Una vez el gas ha sido regasificado, o bien ha finalizado su recorrido a través de la red principal de gaseoductos, es inyectado o derivado a las redes de distribución locales para que llegue hasta los puntos donde se aprovechará su energía calorífica.
La red de distribución consiste en un conjunto de tuberías interconectadas por donde el gas circula a presión. No todas las conducciones tienen el mismo diámetro, sino que a medida que se acercan al usuario se hacen más estrechas. Cuando el gas cambia de una tubería principal a una secundaria, la presión a la que avanza se reduce a fin de adaptarse a las características de la nueva conducción, proceso que realizan les llamadas cámaras de regulación, un conjunto de aparatos –filtros, reguladores, contadores, manómetros– instalados en la superficie terrestre o en cámaras subterráneas.

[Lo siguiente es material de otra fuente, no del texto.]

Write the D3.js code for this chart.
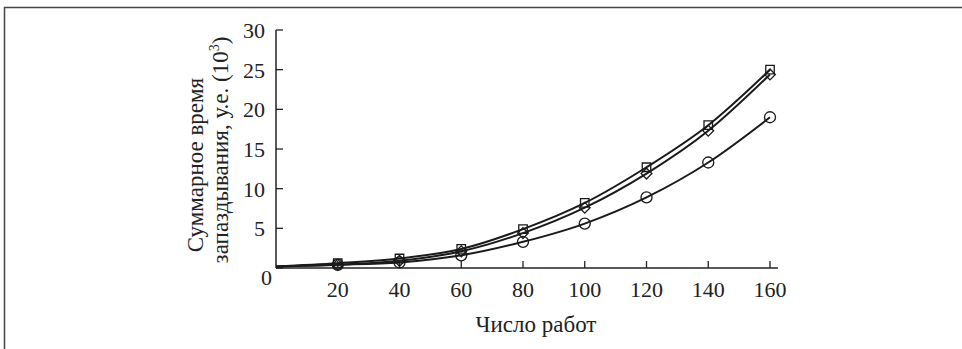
<!DOCTYPE html>
<html>
<head>
<meta charset="utf-8">
<script src="https://cdn.jsdelivr.net/npm/d3@7"></script>
<style>
  body { margin: 0; background: #fff; }
  svg text { font-family: "Liberation Serif", "DejaVu Serif", serif; fill: #222; }
</style>
</head>
<body>
<div id="chart"></div>
<script>
const jobs = [0, 20, 40, 60, 80, 100, 120, 140, 160];
const squareSeries = [0.2, 0.6, 1.2, 2.4, 4.9, 8.2, 12.7, 18.0, 25.0];
const diamondSeries = [0.2, 0.4, 0.9, 2.1, 4.4, 7.6, 11.9, 17.3, 24.4];
const circleSeries = [0.2, 0.4, 0.7, 1.6, 3.3, 5.6, 8.9, 13.3, 19.0];
const xTicks = [20, 40, 60, 80, 100, 120, 140, 160];
const yTicks = [0, 5, 10, 15, 20, 25, 30];

const width = 962, height = 349;
const svg = d3.select('#chart').append('svg')
    .attr('width', width)
    .attr('height', height);

// frame around the figure (top and left edges only)
svg.append('path')
    .attr('d', `M4.5,${height} V7.5 H${width}`)
    .attr('fill', 'none')
    .attr('stroke', '#444')
    .attr('stroke-width', 1.5);

const x = d3.scaleLinear().domain([0, 160]).range([276, 770]);
const y = d3.scaleLinear().domain([0, 30]).range([268, 30]);

// x axis
const xAxis = svg.append('g').attr('transform', `translate(0,${y(0)})`);
xAxis.append('line')
    .attr('x1', x(0)).attr('x2', 778)
    .attr('stroke', '#222').attr('stroke-width', 1.5);
xAxis.selectAll('line.tick').data(xTicks).join('line')
    .attr('class', 'tick')
    .attr('x1', d => x(d)).attr('x2', d => x(d))
    .attr('y1', 0).attr('y2', -7)
    .attr('stroke', '#222').attr('stroke-width', 1.3);
xAxis.selectAll('text').data(xTicks).join('text')
    .attr('x', d => x(d)).attr('y', 29)
    .attr('text-anchor', 'middle')
    .attr('font-size', 22)
    .text(d => d);

// y axis
const yAxis = svg.append('g').attr('transform', `translate(${x(0)},0)`);
yAxis.append('line')
    .attr('y1', y(0)).attr('y2', y(30))
    .attr('stroke', '#222').attr('stroke-width', 1.5);
yAxis.selectAll('line.tick').data(yTicks).join('line')
    .attr('class', 'tick')
    .attr('y1', d => y(d)).attr('y2', d => y(d))
    .attr('x1', 0).attr('x2', 7)
    .attr('stroke', '#222').attr('stroke-width', 1.3);
yAxis.selectAll('text').data(yTicks).join('text')
    .attr('x', d => d === 0 ? -4 : -11)
    .attr('y', d => y(d) + (d === 0 ? 17 : 8))
    .attr('text-anchor', 'end')
    .attr('font-size', 22)
    .text(d => d);

// axis titles
svg.append('text')
    .attr('x', 536).attr('y', 332)
    .attr('text-anchor', 'middle')
    .attr('font-size', 23)
    .text('Число работ');

const yTitle = svg.append('text')
    .attr('transform', 'rotate(-90)')
    .attr('text-anchor', 'middle')
    .attr('font-size', 23);
yTitle.append('tspan')
    .attr('x', -165).attr('y', 203)
    .text('Суммарное время');
const line2 = yTitle.append('tspan')
    .attr('x', -150).attr('y', 228)
    .text('запаздывания, у.е. (10');
line2.append('tspan').attr('font-size', 14).attr('dy', -9).text('3');
line2.append('tspan').attr('dy', 9).text(')');

// curves
const line = d3.line()
    .x((d, i) => x(jobs[i]))
    .y(d => y(d))
    .curve(d3.curveMonotoneX);

const series = [
    { values: squareSeries, marker: 'square' },
    { values: diamondSeries, marker: 'diamond' },
    { values: circleSeries, marker: 'circle' }
];

series.forEach(s => {
    svg.append('path')
        .attr('d', line(s.values))
        .attr('fill', 'none')
        .attr('stroke', '#1a1a1a')
        .attr('stroke-width', 2);
});

const symbolMap = {
    square: { gen: d3.symbol().type(d3.symbolSquare).size(72), rot: 0 },
    diamond: { gen: d3.symbol().type(d3.symbolSquare).size(58), rot: 45 },
    circle: { gen: d3.symbol().type(d3.symbolCircle).size(95), rot: 0 }
};

series.forEach(s => {
    const m = symbolMap[s.marker];
    const pts = s.values.map((v, i) => ({ j: jobs[i], v })).filter(p => p.j > 0);
    svg.append('g').selectAll('path').data(pts).join('path')
        .attr('transform', p => `translate(${x(p.j)},${y(p.v)}) rotate(${m.rot})`)
        .attr('d', m.gen)
        .attr('fill', 'none')
        .attr('stroke', '#1a1a1a')
        .attr('stroke-width', 1.3);
});
</script>
</body>
</html>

El suministro de gas natural al usuario se puede hacer a baja, media o alta presión. En los dos últimos casos, en que se utilizan para aplicaciones industriales, hace falta instalar una estación de regulación que tiene por objeto medir el gas consumido y adecuar la presión a las necesidades de los diferentes equipos de combustión. En el caso de las viviendas, el gas natural llega a baja presión y no es necesario instalar ningún equipo de regulación, solo el contador.
La cadena energética del gas natural se cierra con su utilización por parte del usuario. De esta manera, después de un viaje de miles de kilómetros de tuberías, el gas llega finalmente a su punto de destino sin haber experimentado prácticamente alteraciones químicas. Es el final de un proceso que empezó en el momento en que fue extraído de su confinamiento milenario.
De todos los combustibles de origen fósil, la cadena energética del gas natural es la más sencilla. Se inicia con la prospección, la extracción y el tratamiento, continúa con el transporte y el almacenaje, y finaliza con la distribución al usuario. En todo el camino, el gas casi no experimenta cambios químicos.